Photoworks magazine issue 16

Photoworks magazine issue 16
Photoworks Magazine Issue 16- available to purchase from 01st May 2011

Monday 16 May 2011

Issue 16: photography and protest

‘This issue of Photoworks magazine engages with the possibilities for photography as both a tool for the documentation of protest and as a vehicle for protest and political activism. When making this issue of the magazine it seemed timely, given the momentous political and social changes taking place in this country and globally, to look at photography in a different way – to temporarily reject the idea of photography as its own subject, or even as a subject at all, and to instead view it as a vehicle for ideas, responses and protests in the hands of the visually and politically articulate.
Images seem to be at the forefront of both activism and state-led political subterfuge. One only has to look at, or not look at, the most influential and important picture in the world today – the photograph of the body of Osama Bin Laden – to realise the political weight that an image can hold. Now, more than ever before, images have the potential to help to force change in the right hands or to pose extreme threat in the wrong ones. They are a global political and social currency.

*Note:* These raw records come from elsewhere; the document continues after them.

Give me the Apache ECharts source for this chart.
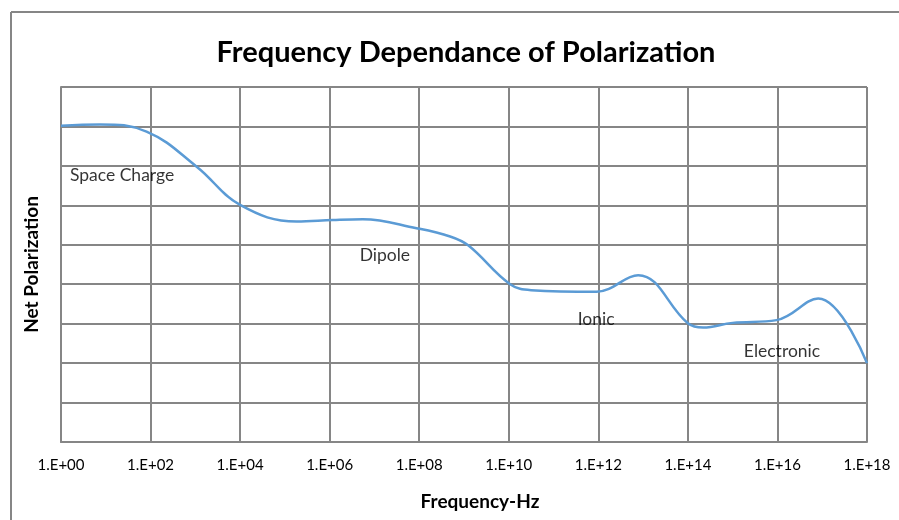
<!DOCTYPE html>
<html>
<head>
<meta charset="utf-8">
<script src="https://cdn.jsdelivr.net/npm/echarts@6/dist/echarts.min.js"></script>
<style>
    html, body { margin: 0; padding: 0; background: #fff; }
    #chart { width: 899px; height: 520px; }
</style>
</head>
<body>
<div id="chart"></div>
<script>
// frequency as log10 exponent, polarization in grid units
const freqExp = [0, 0.87, 1.91, 3.03, 4.0, 5.26, 6.07, 6.74, 7.94, 8.69, 9.1, 10.03, 10.5, 11.96, 12.89, 14.0, 14.34, 15.0, 15.98, 16.91, 18];
const netPol = [8.02, 8.05, 7.87, 6.98, 6.01, 5.59, 5.63, 5.65, 5.42, 5.21, 4.98, 4.0, 3.85, 3.81, 4.23, 3.01, 2.9, 3.02, 3.09, 3.64, 2.0];

const xTicks = [0, 2, 4, 6, 8, 10, 12, 14, 16, 18];

const regionNames = ['Space Charge', 'Dipole', 'Ionic', 'Electronic'];
const regionX = [0.2, 6.67, 11.54, 15.25];
const regionY = [6.77, 4.72, 3.12, 2.31];

const chart = echarts.init(document.getElementById('chart'));
const gridColor = '#868686';

const option = {
    animation: false,
    title: {
        text: 'Frequency Dependance of Polarization',
        left: 461,
        top: 33,
        textAlign: 'center',
        textStyle: { fontFamily: 'Lato', fontWeight: 'bold', fontSize: 29, color: '#000' }
    },
    graphic: [
        { type: 'line', shape: { x1: 11, y1: 12, x2: 899, y2: 12 }, style: { stroke: gridColor, lineWidth: 2 } },
        { type: 'line', shape: { x1: 11, y1: 12, x2: 11, y2: 520 }, style: { stroke: gridColor, lineWidth: 2 } }
    ],
    grid: { left: 61, right: 32, top: 87, bottom: 78 },
    xAxis: {
        type: 'value',
        min: 0,
        max: 18,
        interval: 2,
        name: 'Frequency-Hz',
        nameLocation: 'middle',
        nameGap: 50,
        nameTextStyle: { fontFamily: 'Lato', fontWeight: 'bold', fontSize: 19, color: '#000', padding: [0, 0, 0, 32] },
        axisLine: { lineStyle: { color: gridColor, width: 2 } },
        axisTick: { show: false },
        axisLabel: {
            margin: 16,
            fontFamily: 'Lato',
            fontSize: 15,
            color: '#000',
            formatter: v => xTicks.includes(v) ? '1.E+' + String(v).padStart(2, '0') : ''
        },
        splitLine: { show: true, lineStyle: { color: gridColor, width: 2 } }
    },
    yAxis: {
        type: 'value',
        min: 0,
        max: 9,
        interval: 1,
        name: 'Net Polarization',
        nameLocation: 'middle',
        nameGap: 20,
        nameTextStyle: { fontFamily: 'Lato', fontWeight: 'bold', fontSize: 19, color: '#000' },
        axisLine: { show: true, lineStyle: { color: gridColor, width: 2 } },
        axisTick: { show: false },
        axisLabel: { show: false },
        splitLine: { show: true, lineStyle: { color: gridColor, width: 2 } }
    },
    series: [
        {
            type: 'line',
            data: freqExp.map((x, i) => [x, netPol[i]]),
            smooth: 0.4,
            showSymbol: false,
            lineStyle: { color: '#5b9bd5', width: 2.5 },
            z: 3
        },
        {
            type: 'scatter',
            data: regionNames.map((n, i) => ({ value: [regionX[i], regionY[i]], name: n })),
            symbolSize: 0,
            label: {
                show: true,
                position: 'right',
                distance: 0,
                formatter: p => p.name,
                fontFamily: 'Lato',
                fontSize: 17.5,
                color: '#000'
            },
            z: 4
        }
    ]
};

chart.setOption(option);
</script>
</body>
</html>
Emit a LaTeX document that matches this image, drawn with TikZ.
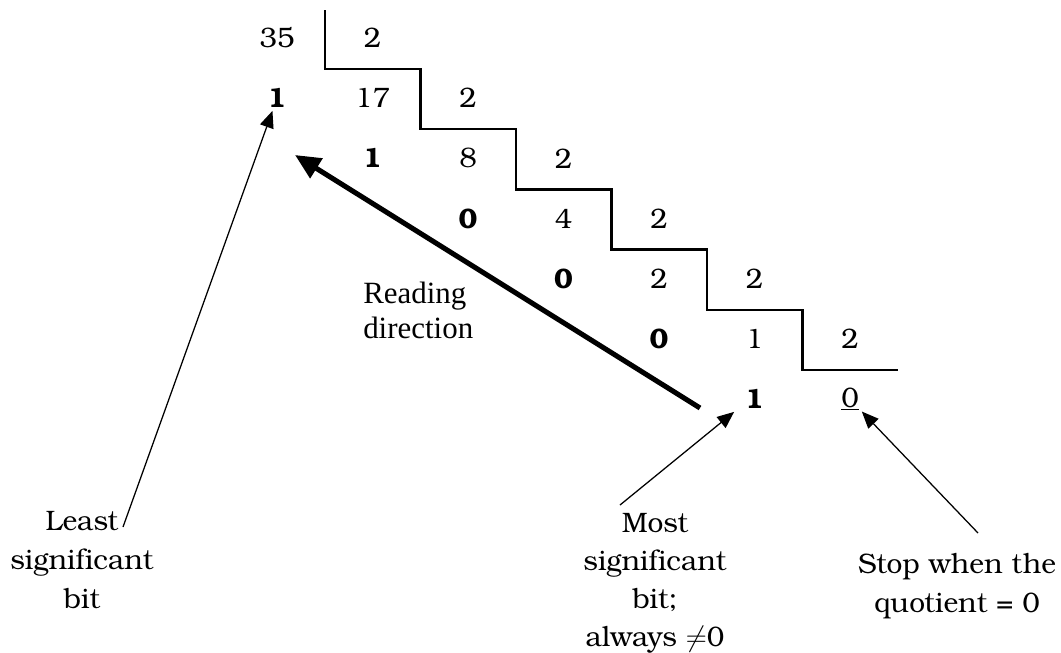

I feel it is our urgent duty both as citizens and professionals to explore, to engage with, to debate and to understand this subject area.’

The above is part of an introduction to a talk I gave earlier this week. It’s a pretty bold (and necessarily brief) statement. Maybe we could start by discussing the very broad question of ‘what are the possibilities for photographers and artists to bring about meaningful engagement and political change through the dissemination and understanding of their work?’


Gordon MacDonald

Friday 15 April 2011

Photoworks magazine issue 16


The spring/summer 2011 issue of Photoworks magazine focuses on photography and protest. Through a series of folios, essays, interviews, book reviews and a round table discussion, it brings together a wide range of photographs, drawn from different moments and disparate/divergent contexts. It sets out to explore the ways in which photography has been used to document civil unrest, the roles available to photography as a vehicle for protest, and the political operations of photography in contemporary culture. Contributors include Ariella Azoulay, Nina Berman, Iain Boal, Shami Chakrabati, Monica Haller, Geert van Kesteren and Martha Rosler.